May 5, 1914 –The Chicago Daily Tribuneprofiles South Water Street, a place that is “busy before most of inhabitants have left their beds.” [Chicago Daily Tribune, May 5, 1914]At 5:00 a.m. the city is quiet … “the air is cool and fresh, free from the midday fragrance of burned gasoline, soot, and coal smoke. The water running into the lake under the State street bridge is clear and blue, not yet tainted with the burden of sewage and waste.” This is not the case on South Water Street, though. There are “at least 20 roosters, crowing their loudest on each of the street’s four blocks to greet the belated city sun.” There are 400 Italians and three times as many Greeks, “Black eyes flashing hands waving, singing classic odes to the returning springtime and hurling defiance at the robbers who hold the morning’s strawberries.” Loaded trucks and wagons are “lined up solidly on either side of the four blocks and other teamsters trying to ease between the lines, addressing people who got in their way with that altogether friendly and fearful profanity which is elsewhere current only in the far west.” The sidewalks are lined with crates, barrels and boxes as tall as a man. There is an endless procession of pushcarts and hundreds of salesmen in long white coats vying with grocers and market men buying the day’s supplies. In building basements bananas ripen. The second and third floors of the businesses are given over to “South Water Street’s hospitals, where first aid to injured vegetables is applied.” By 7:00 a.m. the day’s run of fresh strawberries – 18 carloads from Louisiana – arrives and “lids are pried off, samples tasted, the freshness tested, prices asked.” Peddlers leave with thousands of cases of produce with most of the Greeks selling from wagons; the Italians, most of them, “still cling to their baskets.” By 8:00 a.m. the residential streets of the city are “vocal with their cries.”
May 5, 1912 – Chief of Police John McWeeney gets down to business and tells his lieutenants to apply “drastic measures” to striking pressmen in the newspaper strike that began with workers striking against Hearst publications in Chicago on April 30, an action that has now spread to all of the other newspapers in the city. “The tactics of the strikers have been a disgrace to civilization,” says the Chief. His feeling is that 528 patrolmen are “none too many . . . in view of the unexpected brutality resorted to by the strikers.” [Chicago Daily Tribune, May 6, 1912] A female news vender was attacked at the Fifty-First Street station of the “Alley ‘L’”. A newsboy at Thirty-Ninth Street was also beaten with a blackjack.
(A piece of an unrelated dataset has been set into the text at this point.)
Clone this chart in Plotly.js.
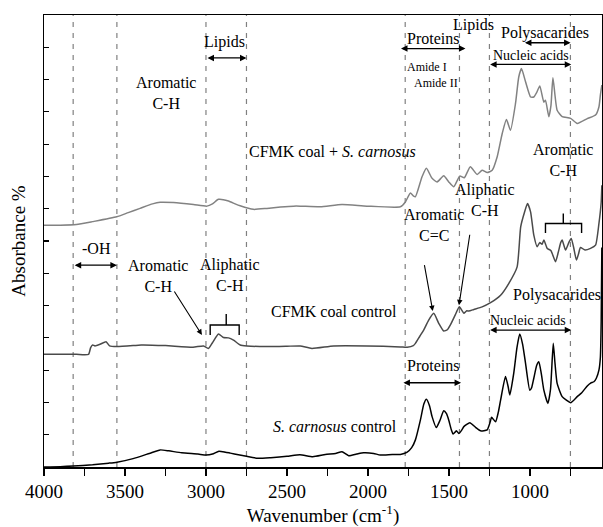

Another newsboy was attacked at Clark and North Avenue, and a reporter for the Chicago Examiner was roughed up at Madison and Halsted. It will be a long time before the violence dies down; the strike finally ends in November. Above the Chicago police make a show of force as the strike continues.
May 5, 1930 – The Marshall Field and Co. wholesale house moves into its new headquarters at the Merchandise Mart at Wells and Kinzie Streets. The move is completed over a weekend in order to avoid any interruption in the firm’s schedule. The company’s new home will be located in a south portion of the new building, the largest building of its kind in the world. Each display room, three to a floor, will cover over a block of space. The silk section will even have a stage, making it possible to host fashion shows. Consider how amazing this is ... the first shovel of dirt for this massive project was dug on August 12, 1928.